Les affirmations « Je ne crois pas à l’existence des fantômes » et « Je crois à l’inexistence des fantômes » sont-elles équivalentes? Plus généralement, si celui qui ne croit pas à X peut aussi être considéré comme une personne qui croit à non-X, le seul moyen d’échapper à la croyance est-il de suspendre son jugement ou de remplacer la formule « je crois à X » par « je parierais plutôt pour X que pour non-X » ou par « je privilégie l’hypothèse X plutôt que sa négation »?

(18 août 2023)

 

Une tarte à la crème de la psycho-sociologie naïve: le besoin de reconnaissance. Pour expliquer le mimétisme, la course à la renommée, le succès des réseaux sociaux, Monsieur Café, philosophe amateur, sort la notion de « besoin de reconnaissance » et cligne de l’oeil. Il a l’impression que la messe est dite… Mais diable! ce « besoin de reconnaissance », qui semble loin d’être dichotomique, savons-nous en évaluer la force moyenne et la variance dans des populations diverses? Sans une modélisation mathématique, quelle valeur explicative pouvons-nous lui accorder dans l’analyse de phénomènes sociaux? Ne sommes-nous pas en présence d’une explication illusoire, d’un artifice rhétorique? Associer l’expression mal définie « besoin de reconnaissance » au phénomène « succès des réseaux sociaux », cela nous fait-il beaucoup avancer sur le chemin qui mène à la compréhension? J’en doute, et mon scepticisme s’étend à la plupart des concepts de la psycho-sociologie naïve. Je ne dis pas que ces concepts n’ont aucun sens, je pense qu’ils correspondent à une réalité. Mais je crois que ces concepts restent trop flous pour juger éclairante la manière dont ils sont employés dans nombre de discours à visée explicative.

(17 août 2023)

 

Selon un lieu commun philosophique, c’est la conscience de notre mort qui nous pousserait à désirer donner un sens à notre vie. Voilà une idée qui me paraît d’autant plus suspecte qu’elle est souvent acceptée sans argumentation concluante. Qu’est-ce qui pourrait la réfuter? Il faudrait examiner si des humains immortels éprouveraient aussi le désir de donner un sens à leur vie. Le problème est que nous ne disposons pas encore d’humains immortels… Reste l’expérience de pensée. Supposons que je sois immortel. Qu’est-ce qui changerait dans ma manière de concevoir l’existence?

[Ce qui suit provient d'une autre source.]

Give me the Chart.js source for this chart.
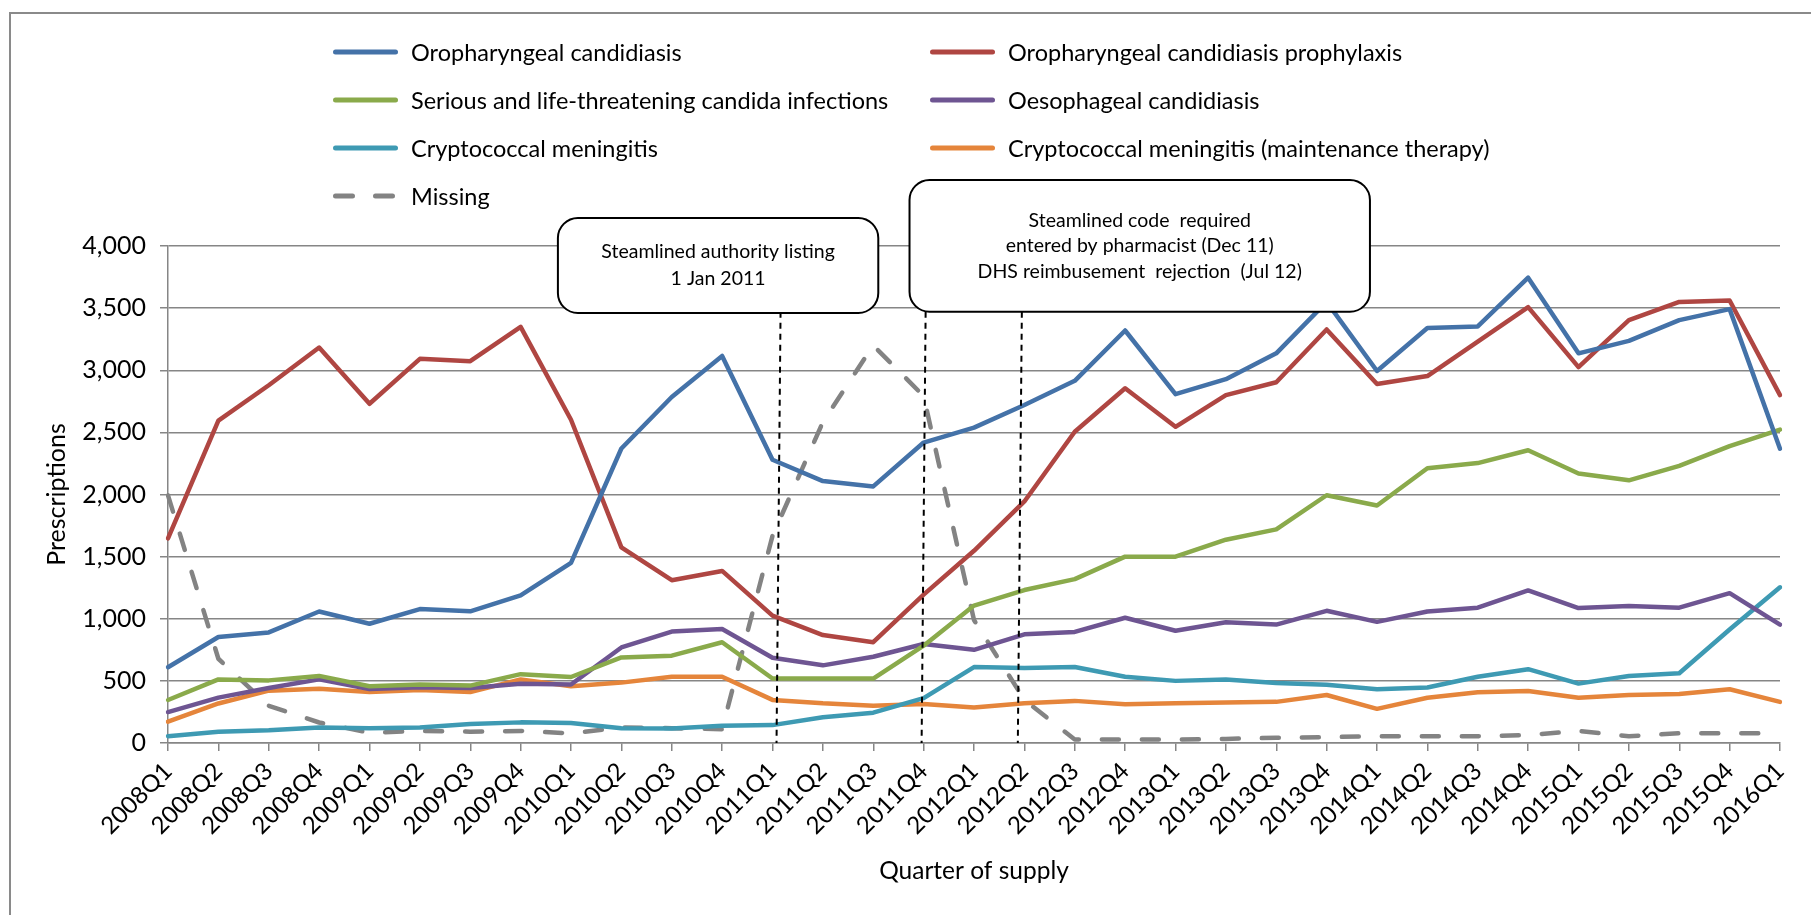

Pas grand-chose, je crois. J’aurais infiniment plus de temps pour explorer l’univers, donc je serais peut-être moins pressé, mais il me semble probable que ce seraient les mêmes moteurs qui me feraient avancer.

(17 août 2023)

 

Il me semble que la censure peut être divisée en plusieurs catégories. J’en vois au moins trois. Il y a une censure légale qui inscrit dans la loi ce qui ne doit pas être dit. Il y a une censure d’état qui fait pression sur les médias et les écoles pour diluer ce qui ne doit pas être entendu. Il y a une pseudo-auto-censure, qui est en fait un phénomène statistique: les gens qui travaillent dans les grands médias sont loin d’être représentatifs de toutes les couleurs politiques, ce qui débouche sur un biais de sélection (idem à l’université, idem dans l’éducation). Dans tous les pays, le ministère le plus important n’a aucune existence officielle: c’est le ministère de la propagande.

(14 août 2023)

 

L’abus de repos est dangereux pour la santé. C’est avec le repos qu’on nourrit les cimetières. Alors, pour ne pas trop me reposer l’intellect, j’explore comment la transformée de Fourier permet de calculer des probabilités; pour ne pas trop me reposer l’âme, je me promène dans des endroits où des soldats font des tirs; pour ne pas trop me reposer la musculature, je nage en eaux troubles; pour ne pas trop me reposer le foie, je suis prêt à boire des bières avec toi…

(12 août 2023)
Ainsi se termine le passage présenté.